I'm using Visual Studio 2010, and it gives the following errors:

Error 1 c:...\simulator.cpp Line #5 error C2248: 'Missile::Missile' : cannot access private member declared in class 'Missile'

Error 2 c:...\simulator.cpp Line #4 IntelliSense: "Missile::Missile()" (declared at line 11 of "c:...\Missile.h") is inaccessible

So, how do I pass object of a class who has private constructor as argument?

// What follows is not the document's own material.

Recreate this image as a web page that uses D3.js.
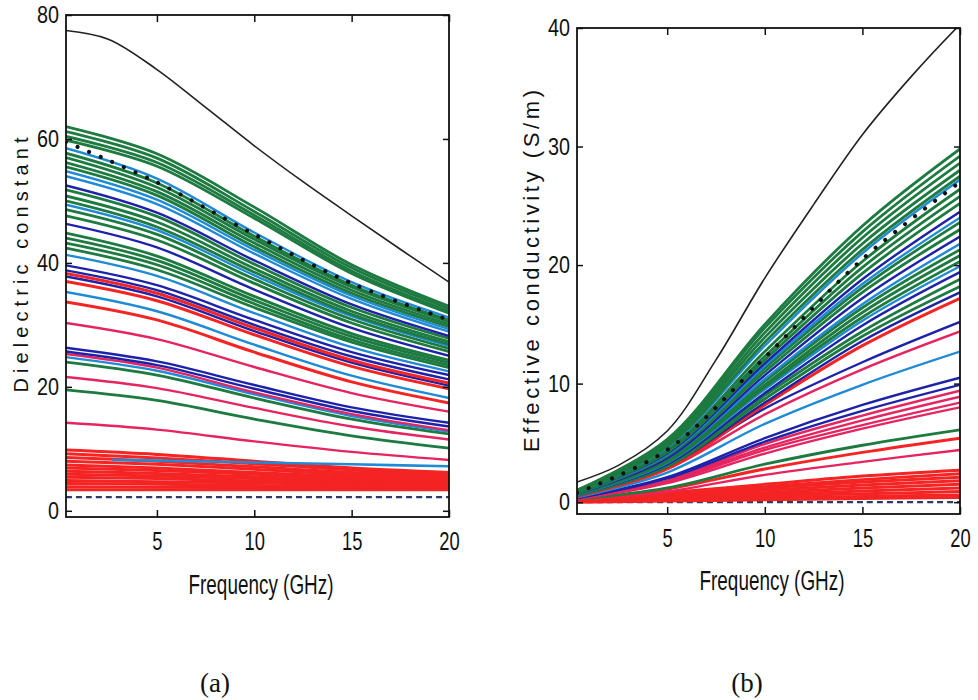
<!DOCTYPE html>
<html><head><meta charset="utf-8">
<script src="https://cdn.jsdelivr.net/npm/d3@7"></script>
<style>body{margin:0;background:#fff}</style></head>
<body><svg id="c" width="978" height="700"></svg>
<script>
// ---------------- DATA ----------------
// Panel (a): dielectric constant vs frequency
const freqA = [0.33, 5, 10, 15, 20];
const freqFineA = [0.33, 2.5, 5, 7.5, 10, 12.5, 15, 17.5, 20];
const blackA = [77.5, 76.1, 71.2, 65.1, 58.9, 53.1, 47.6, 42.2, 36.9];
const dottedA = [59.5, 53.0, 44.6, 36.7, 30.8];
const dashedA = [2.2, 2.2, 2.2, 2.2, 2.2];
const flatFreqA = [2.7, 5, 10, 15, 20];
const flatA = [8.2, 8.1, 7.8, 7.5, 7.2];
const groupsA = ["G","G","G","G","LB","G","G","G","G","LB","LB","DB","G","G","G","LB","G","G","DB","G","G","G","G","LB",
  "DB","DB","R","DB","R","LB","R","P","DB","DB","P","LB","G","P","G","P",
  "R","R","R","R","R","R","R","R","R","R","R","R","R"];
const valuesA = [
  [62.0,57.6,49.0,39.7,33.0],[61.2,56.9,48.3,39.2,32.6],[60.4,56.2,47.7,38.7,32.2],[59.8,55.6,47.2,38.3,31.9],
  [58.5,53.6,44.9,36.9,31.2],[57.7,52.9,44.3,36.4,30.8],[57.0,52.2,43.8,36.1,30.5],[56.2,51.5,43.2,35.6,30.1],
  [55.5,50.9,42.6,35.1,29.7],[54.8,50.2,42.1,34.7,29.3],[54.0,49.5,41.5,34.2,28.9],[52.5,48.1,40.4,33.3,28.2],
  [51.8,47.5,39.8,32.8,27.8],[50.8,46.6,39.1,32.2,27.3],[50.0,45.8,38.5,31.7,26.9],[49.4,45.3,38.0,31.4,26.6],
  [48.6,44.6,37.4,30.9,26.2],[47.6,43.7,36.7,30.3,25.7],[46.3,42.5,35.7,29.5,25.0],[44.8,41.1,34.6,28.6,24.3],
  [44.0,40.4,34.0,28.1,23.9],[43.2,39.7,33.4,27.6,23.5],[42.4,38.9,32.8,27.2,23.1],[41.3,37.9,31.9,26.4,22.5],
  [39.6,36.4,30.8,25.6,21.9],[38.8,35.6,30.0,24.9,21.2],[38.3,35.1,29.5,24.3,20.6],[37.8,34.6,29.0,23.9,20.2],
  [37.0,33.9,28.4,23.3,19.7],[35.3,32.2,26.8,21.8,18.2],[33.7,30.8,25.6,20.8,17.4],[30.3,27.7,23.2,19.0,16.0],
  [26.3,24.1,20.3,16.7,14.2],[25.7,23.5,19.7,16.1,13.6],[25.3,23.1,19.1,15.6,13.0],[24.8,22.6,18.8,15.3,12.8],
  [24.0,21.9,18.2,14.8,12.4],[21.6,19.8,16.6,13.6,11.5],[19.5,17.8,14.8,12.1,10.1],[14.2,13.1,11.2,9.5,8.2],
  [9.8,9.1,8.0,6.9,6.2],[9.2,8.5,7.6,6.6,5.9],[8.6,8.0,7.1,6.2,5.6],[8.0,7.5,6.7,5.8,5.3],[7.4,6.9,6.2,5.5,5.0],
  [6.9,6.5,5.9,5.2,4.8],[6.4,6.0,5.5,5.0,4.6],[5.9,5.6,5.2,4.7,4.4],[5.4,5.2,4.8,4.4,4.2],[4.9,4.7,4.5,4.2,4.0],
  [4.4,4.3,4.1,3.9,3.8],[3.9,3.8,3.75,3.65,3.6],[3.4,3.4,3.4,3.4,3.4]
];

// Panel (b): effective conductivity vs frequency
const freqB = [0.38, 5, 10, 15, 20];
const freqFineB = [0.38, 2.5, 5, 7.5, 10, 12.5, 15, 17.5, 20];
const blackB = [1.7, 3.1, 6.0, 12.0, 18.9, 25.1, 31.0, 35.9, 40.3];
const dottedB = [0.8, 4.4, 12.2, 20.5, 27.0];
const dashedB = [0, 0, 0, 0, 0];
const groupsB = ["G","G","G","G","G","LB","G","G","G","DB","LB","G","G","DB","LB","G","G","G","LB","DB","G","G","DB","R",
  "DB","P","LB","DB","DB","P","P","P","P","G","R","P",
  "R","R","R","R","R","R","R","R","R"];
const valuesB = [
  [1.0,5.3,15.0,23.3,29.8],[1.0,5.2,14.7,22.8,29.2],[0.95,5.0,14.3,22.3,28.6],[0.95,4.9,13.9,21.8,28.0],
  [0.9,4.7,13.5,21.3,27.5],[0.9,4.6,13.2,21.0,27.2],[0.85,4.4,12.7,20.3,26.4],[0.85,4.3,12.3,19.8,25.8],
  [0.8,4.2,12.0,19.3,25.2],[0.8,4.1,11.7,18.8,24.5],[0.8,4.0,11.5,18.4,24.0],[0.75,3.9,11.3,18.1,23.6],
  [0.75,3.9,11.0,17.7,23.0],[0.7,3.7,10.7,17.2,22.4],[0.7,3.7,10.4,16.7,21.8],[0.7,3.6,10.2,16.4,21.3],
  [0.65,3.5,9.9,16.0,20.8],[0.65,3.4,9.7,15.6,20.3],[0.6,3.3,9.5,15.3,19.9],[0.6,3.2,9.2,14.9,19.4],
  [0.6,3.1,9.0,14.4,18.8],[0.55,3.0,8.7,14.0,18.2],[0.55,3.0,8.4,13.6,17.7],[0.5,2.8,8.2,13.2,17.2],
  [0.5,3.0,7.9,11.8,15.2],[0.45,2.8,7.4,11.2,14.4],[0.4,2.5,6.6,9.9,12.7],[0.35,2.1,5.4,8.2,10.5],
  [0.35,2.0,5.1,7.7,9.9],[0.3,1.8,4.9,7.3,9.4],[0.3,1.8,4.6,6.9,8.9],[0.3,1.7,4.4,6.5,8.4],[0.25,1.6,4.1,6.2,8.0],
  [0.25,1.2,3.2,4.8,6.1],[0.2,1.1,2.8,4.2,5.4],[0.2,0.9,2.3,3.4,4.4],
  [0.3,0.8,1.5,2.2,2.7],[0.25,0.7,1.3,1.9,2.4],[0.2,0.6,1.2,1.7,2.1],[0.2,0.5,1.0,1.45,1.8],[0.15,0.4,0.8,1.2,1.5],
  [0.1,0.3,0.65,0.95,1.2],[0.1,0.25,0.5,0.7,0.9],[0.05,0.15,0.33,0.48,0.6],[0.0,0.1,0.2,0.3,0.4]
];

const xTicks = [5, 10, 15, 20];
const yTicksA = [0, 20, 40, 60, 80];
const yTicksB = [0, 10, 20, 30, 40];
const xLabel = "Frequency (GHz)";
const yLabelA = "Dielectric constant";
const yLabelB = "Effective conductivity (S/m)";
const panelLabels = ["(a)", "(b)"];

// ---------------- STYLE ----------------
const groupColor = {G:"#1d7a40", LB:"#1f8ad6", DB:"#1d22a8", R:"#f42424", P:"#e6245f"};
const groupWidth = {G:2.8, LB:2.4, DB:2.4, R:3.0, P:2.4};
const narrow = "'Liberation Sans Narrow','Arial Narrow','Liberation Sans',Arial,sans-serif";

const svg = d3.select("#c");
svg.append("rect").attr("width",978).attr("height",700).attr("fill","#fff");

function panel(o) {
  const x = d3.scaleLinear().domain(o.xDom).range([o.left, o.right]);
  const y = d3.scaleLinear().domain(o.yDom).range([o.bottom, o.top]);
  const g = svg.append("g");
  const clipId = "clip" + o.id;
  svg.append("clipPath").attr("id", clipId).append("rect")
    .attr("x", o.left).attr("y", o.top).attr("width", o.right - o.left).attr("height", o.bottom - o.top);
  const plot = g.append("g").attr("clip-path", `url(#${clipId})`);
  const mk = (freqs) => d3.line().defined(d => d != null)
      .x((d, i) => x(freqs[i])).y(d => y(d)).curve(d3.curveCatmullRom.alpha(0.5));

  plot.append("path").attr("d", mk(o.freq)(o.dashed)).attr("fill","none")
    .attr("stroke","#2c3b66").attr("stroke-width",2.2).attr("stroke-dasharray","6,4");
  const idx = d3.range(o.values.length).reverse();
  for (const i of idx) {
    const grp = o.groups[i];
    plot.append("path").attr("d", mk(o.freq)(o.values[i])).attr("fill","none")
      .attr("stroke", groupColor[grp]).attr("stroke-width", groupWidth[grp]);
  }
  if (o.flat) {
    plot.append("path").attr("d", mk(o.flatFreq)(o.flat)).attr("fill","none")
      .attr("stroke", groupColor.LB).attr("stroke-width", 2.6);
  }
  plot.append("path").attr("d", mk(o.freq)(o.dotted)).attr("fill","none")
    .attr("stroke","#111").attr("stroke-width",4).attr("stroke-linecap","round")
    .attr("stroke-dasharray","0.1,12.5");
  plot.append("path").attr("d", mk(o.freqFine)(o.black)).attr("fill","none")
    .attr("stroke","#222").attr("stroke-width",1.6);

  const ax = g.append("g").attr("font-family", narrow);
  const bottomAx = ax.append("g").attr("transform", `translate(0,${o.bottom})`)
    .call(d3.axisBottom(x).tickValues(xTicks).tickSize(-7).tickPadding(15).tickFormat(d3.format("d")));
  ax.append("g").attr("transform", `translate(0,${o.top})`)
    .call(d3.axisTop(x).tickValues(xTicks).tickSize(-7).tickFormat(""));
  const leftAx = ax.append("g").attr("transform", `translate(${o.left},0)`)
    .call(d3.axisLeft(y).tickValues(o.yTicks).tickSize(-6).tickPadding(7).tickFormat(d3.format("d")));
  ax.append("g").attr("transform", `translate(${o.right},0)`)
    .call(d3.axisRight(y).tickValues(o.yTicks).tickSize(-6).tickFormat(""));
  ax.selectAll(".domain").remove();
  ax.selectAll(".tick line").attr("stroke","#111").attr("stroke-width",1.5);
  bottomAx.selectAll("text").attr("font-size", 25).attr("fill","#111")
    .attr("textLength", d => String(d).length * 10.2).attr("lengthAdjust","spacingAndGlyphs");
  leftAx.selectAll("text").attr("font-size", 24).attr("fill","#111")
    .attr("textLength", d => String(d).length * 11).attr("lengthAdjust","spacingAndGlyphs");
  g.append("rect").attr("x", o.left).attr("y", o.top).attr("width", o.right - o.left)
    .attr("height", o.bottom - o.top).attr("fill","none").attr("stroke","#111").attr("stroke-width",1.8);

  g.append("text").attr("x", o.xLabX).attr("y", o.xLabY).attr("text-anchor","middle")
    .attr("font-family", narrow).attr("font-size", 27).attr("fill","#111")
    .attr("textLength", 145).attr("lengthAdjust","spacingAndGlyphs").text(xLabel);
  g.append("text").attr("transform", `translate(${o.yLabX},${o.yLabY}) rotate(-90)`).attr("text-anchor","middle")
    .attr("font-family","'Liberation Sans',Arial,sans-serif").attr("font-size", o.yLabSize).attr("fill","#111")
    .attr("textLength", o.yLabLen).attr("lengthAdjust","spacing").text(o.yLabel);
  g.append("text").attr("x", o.pLabX).attr("y", 692).attr("text-anchor","middle")
    .attr("font-family","'Liberation Serif','Times New Roman',serif").attr("font-size", 27).attr("fill","#111")
    .text(o.pLabel);
}

panel({id:"a", left:66, right:449, top:15, bottom:517, xDom:[0.33,20], yDom:[-1,80], yTicks:yTicksA,
  freq:freqA, freqFine:freqFineA, black:blackA, dotted:dottedA, dashed:dashedA, groups:groupsA, values:valuesA,
  flat:flatA, flatFreq:flatFreqA,
  xLabX:261, xLabY:594, yLabX:28, yLabY:265, yLabSize:20, yLabLen:255, yLabel:yLabelA,
  pLabX:215, pLabel:panelLabels[0]});
panel({id:"b", left:577, right:960, top:28, bottom:514, xDom:[0.38,20], yDom:[-1,40], yTicks:yTicksB,
  freq:freqB, freqFine:freqFineB, black:blackB, dotted:dottedB, dashed:dashedB, groups:groupsB, values:valuesB,
  xLabX:772, xLabY:590, yLabX:539, yLabY:271, yLabSize:22, yLabLen:362, yLabel:yLabelB,
  pLabX:747, pLabel:panelLabels[1]});
</script>
</body></html>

(Note: My code has no entry point. I'm just trying to compile this as a library.)

Missile.h

#ifndef MISSILE_H
#define MISSILE_H

class Missile
{
    public:
        Missile(double xm0, double ym0, double Vmx0, double Vmy0);
        ~Missile();

    private:
        Missile();                      // Line #11
};

#endif

Missile.cpp

#include "Missile.h"

Missile::Missile(double xm0, double ym0, double Vmx0, double Vmy0)
{
}

Missile::Missile()
{
}

Missile::~Missile()
{
}

Simulator.h

#ifndef SIMULATOR_H
#define SIMULATOR_H

#include "Missile.h"

class Simulator
{
    public:
        Simulator(const Missile & missile);
        ~Simulator();

    private:
        Missile m_Missile;
};

#endif

Simulator.cpp

#include "Simulator.h"

Simulator::Simulator(const Missile & missile)
{                                       // Line #4
    m_Missile = missile;                    // Line #5
}

Simulator::~Simulator()
{
}
share|improve this question

1 Answer 1

up vote 6 down vote accepted

You would use what's called a ctor-initializer (some people call it an "initializer list", although the C++ standard actually calls it a "ctor-initializer"):

// In your Simulator.cpp file:
Simulator::Simulator(const Missile & missle) : m_Missile(missle)   
                                            /*^^^^^^^^^^^^^^^^*/
                                            /* This part here */
{
    /* No assignment needed */
}

This is equivalent to calling the copy constructor of the Missile class, which is automatically generated for you by the compiler, and all it does is copy each data member:

class Missile
{
public:
    Missile(double xm0, double ym0, double Vmx0, double Vmy0);
    ~Missile();

    // Compiler generated copy constructor
    Missile(const Missile& rhs) /* copies each data member */
    {
    }

    // Compiler generated copy assignment operator
    Missile& operator=(const Missile& rhs)
    {
        /* copies each data member */
    } 

private:
    Missile(); // default constructor
};

Note that the Simulator class would also have the compiler-generated copy constructor and the copy assignment operator as well.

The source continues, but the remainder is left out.